Baker should return to Wildcat Wire system
A few years ago, Baker students received the Wildcat Wire. It was sent out on some weekdays and listed all the things faculty, staff and administrators thought students needed (well, using their definition) to know for our day. This would include blood drives, Greek Week events and due dates for housing applications, all of the things we receive emails for now – but in one concise place.
Back then, everyone was outraged. “One email a day?! What will I do!”
Now, the editorial board is calling for an overhaul reverting back to the old system.
Honestly, probably only our editor reads most of the emails sent campus-wide, solely out of editorial duty. The rest of us, not so much. Even teachers have complained about the nuisance that is waking up to seven emails from Dean of Students Cassy Bailey – love her but not her emails – mostly about things that do not concern everyone on the entire mailing list.

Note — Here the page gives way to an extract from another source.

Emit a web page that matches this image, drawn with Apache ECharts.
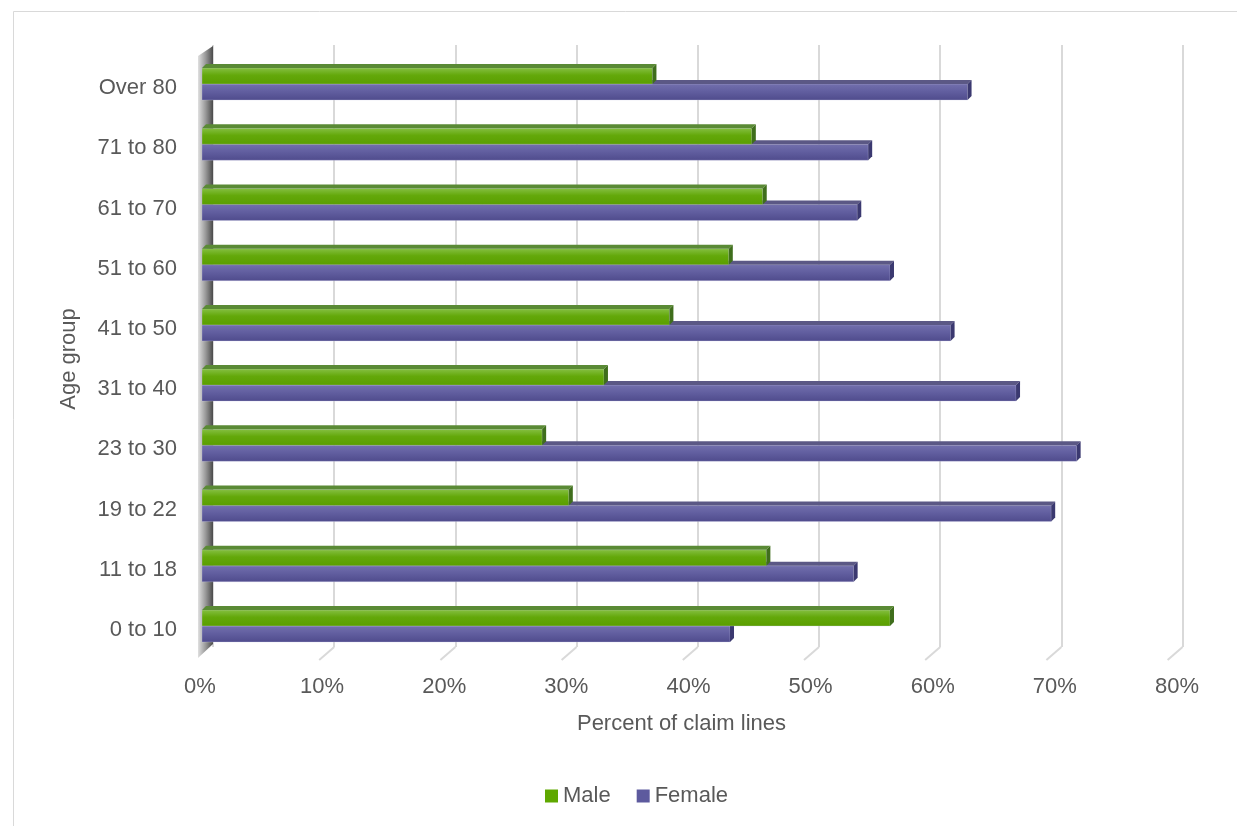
<!DOCTYPE html>
<html>
<head>
<meta charset="utf-8">
<script src="https://cdn.jsdelivr.net/npm/echarts@6/dist/echarts.min.js"></script>
<style>
html,body{margin:0;padding:0;background:#fff;}
#c{width:1237px;height:826px;}
</style>
</head>
<body>
<div id="c"></div>
<script>
var categories = ['0 to 10','11 to 18','19 to 22','23 to 30','31 to 40','41 to 50','51 to 60','61 to 70','71 to 80','Over 80'];
var maleValues = [56.6, 46.4, 30.1, 27.9, 33.0, 38.4, 43.3, 46.1, 45.2, 37.0];
var femaleValues = [43.4, 53.6, 69.9, 72.0, 67.0, 61.6, 56.6, 53.9, 54.8, 63.0];
var xTicks = [0, 10, 20, 30, 40, 50, 60, 70, 80];

var FONT = 'Liberation Sans, Arial, sans-serif';
var TXT = '#595959';
var FS = 22;

var chart = echarts.init(document.getElementById('c'), null, {renderer:'canvas'});

function grad(c1, c2, c3){
  return new echarts.graphic.LinearGradient(0,0,0,1,[
    {offset:0,color:c1},{offset:0.45,color:c2},{offset:1,color:c3}]);
}

var styles = {
  male: {front: grad('#86c043','#63a80a','#5a9e00'), top:'#5a8a35', end:'#3f6e1c', yTop:-20, yBot:-4},
  female: {front: grad('#7370ad','#625fa0','#4f4b8c'), top:'#5b5885', end:'#3b3970', yTop:-4, yBot:12}
};

function bar3d(st){
  return function(params, api){
    var idx = api.value(1);
    var p0 = api.coord([0, idx]);
    var p1 = api.coord([api.value(0), idx]);
    var cy = p0[1];
    var x0 = p0[0] - 2, x1 = p1[0];
    var yT = cy + st.yTop, yB = cy + st.yBot;
    var dx = 4, dy = 4;
    return {type:'group', children:[
      {type:'rect', shape:{x:x0, y:yT, width:x1-x0, height:yB-yT}, style:{fill:st.front, stroke:'rgba(200,200,230,0.5)', lineWidth:0.6}},
      {type:'polygon', shape:{points:[[x0,yT],[x0+dx,yT-dy],[x1+dx,yT-dy],[x1,yT]]}, style:{fill:st.top}},
      {type:'polygon', shape:{points:[[x1,yT],[x1+dx,yT-dy],[x1+dx,yB-dy],[x1,yB]]}, style:{fill:st.end}}
    ]};
  };
}

function floorAndWall(params, api){
  var v = api.value(0);
  var pb = api.coord([v, 0]);
  var pt = api.coord([v, 1]);
  var children = [];
  if (v === 0) {
    children.push({type:'polygon', shape:{points:[[pb[0]-15, pt[1]+11],[pb[0], pt[1]+1],[pb[0], pb[1]-3],[pb[0]-15, pb[1]+11]]},
      style:{fill:new echarts.graphic.LinearGradient(0,0,1,0,[{offset:0,color:'#e0e0e0'},{offset:0.5,color:'#9a9a9a'},{offset:1,color:'#4a4a4a'}])}});
  } else {
    children.push({type:'line', shape:{x1:pb[0], y1:pb[1], x2:pb[0]-15, y2:pb[1]+13}, style:{stroke:'#d9d9d9', lineWidth:2}});
  }
  return {type:'group', children:children};
}

var option = {
  animation:false,
  backgroundColor:'#ffffff',
  graphic:[{type:'rect', left:11, top:9, shape:{width:1300, height:900}, style:{fill:'none', stroke:'#d9d9d9', lineWidth:1}, z:-10, silent:true}],
  legend:{
    data:['Male','Female'], bottom:14, left:540, itemWidth:13, itemHeight:13, itemGap:26, icon:'rect',
    textStyle:{fontFamily:FONT, fontSize:FS, color:TXT}
  },
  grid:[
    {left:204, width:969.6, top:57.9, height:602.2},
    {left:213, width:969.6, top:45, height:602},
    {left:200, width:977, top:45, height:615}
  ],
  xAxis:[
    {gridIndex:0, type:'value', min:0, max:80, show:false},
    {gridIndex:1, type:'value', min:0, max:80, interval:10, axisLine:{show:false}, axisTick:{show:false}, axisLabel:{show:false},
      splitLine:{show:true, lineStyle:{color:'#d9d9d9', width:2}}},
    {gridIndex:2, type:'value', min:0, max:80, interval:10, axisLine:{show:false}, axisTick:{show:false}, splitLine:{show:false},
      axisLabel:{margin:16, fontFamily:FONT, fontSize:FS, color:TXT, formatter:function(v){return v+'%';}},
      name:'Percent of claim lines', nameLocation:'middle', nameGap:53,
      nameTextStyle:{fontFamily:FONT, fontSize:FS, color:TXT, padding:[0,14,0,0]}}
  ],
  yAxis:[
    {gridIndex:0, type:'category', data:categories, axisLine:{show:false}, axisTick:{show:false}, splitLine:{show:false},
      axisLabel:{margin:27, fontFamily:FONT, fontSize:FS, color:TXT},
      name:'Age group', nameLocation:'middle', nameRotate:90, nameGap:124,
      nameTextStyle:{fontFamily:FONT, fontSize:FS, color:TXT}},
    {gridIndex:1, type:'value', min:0, max:1, show:false},
    {gridIndex:2, type:'value', min:0, max:1, show:false}
  ],
  series:[
    {name:'Male', type:'custom', xAxisIndex:0, yAxisIndex:0, z:4, color:'#5fa800',
      renderItem:bar3d(styles.male), encode:{x:0, y:1},
      data:maleValues.map(function(v,i){return [v,i];})},
    {name:'Female', type:'custom', xAxisIndex:0, yAxisIndex:0, z:3, color:'#5d5a9e',
      renderItem:bar3d(styles.female), encode:{x:0, y:1},
      data:femaleValues.map(function(v,i){return [v,i];})},
    {name:'floor', type:'custom', xAxisIndex:1, yAxisIndex:1, z:1, silent:true,
      renderItem:floorAndWall, encode:{x:0, y:1},
      data:xTicks.map(function(v){return [v,0];})}
  ]
};
chart.setOption(option);
</script>
</body>
</html>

Non-Greeks receive Greek Week emails, graduating seniors get notifications of enrollment, teachers are faced with invitations to attend parties they might be too old and boring to attend. The current system is just not practical.
We students get at least 100 notifications a day, ranging anywhere from calendar alerts to text messages, and emails are probably the least of our worries.
Granted, it’s important that we receive most of these invitations or notifications. With a campus our size, one of the challenges with spreading the word is that people do not really care. At least with an email, they have to glance at the subject before deciding to delete it, unread.
At the opposite end, the Wildcat Wire allowed students to submit email requests, giving them the chance to voice their opinions and concerns and announce other existing campus events to be shared with the entire campus. With our current email, we theoretically could email Bailey and ask that she send an email out, but that would be just another drop in the bucket.
Emails are a tried and true way of reaching a massive selected audience. The Orange sends out an email to our mailing list often as well (this isn’t a plug, but if it was, we would tell you to sign up for it) and even that doesn’t get opened by all the people who voluntarily receive it.
Not everyone will read the Wildcat Wire, but we think it is a more concise, and definitely less annoying, way of reaching college students. By limiting the amount of emails students receive daily, there is a greater likelihood that each email might be opened and possibly even read.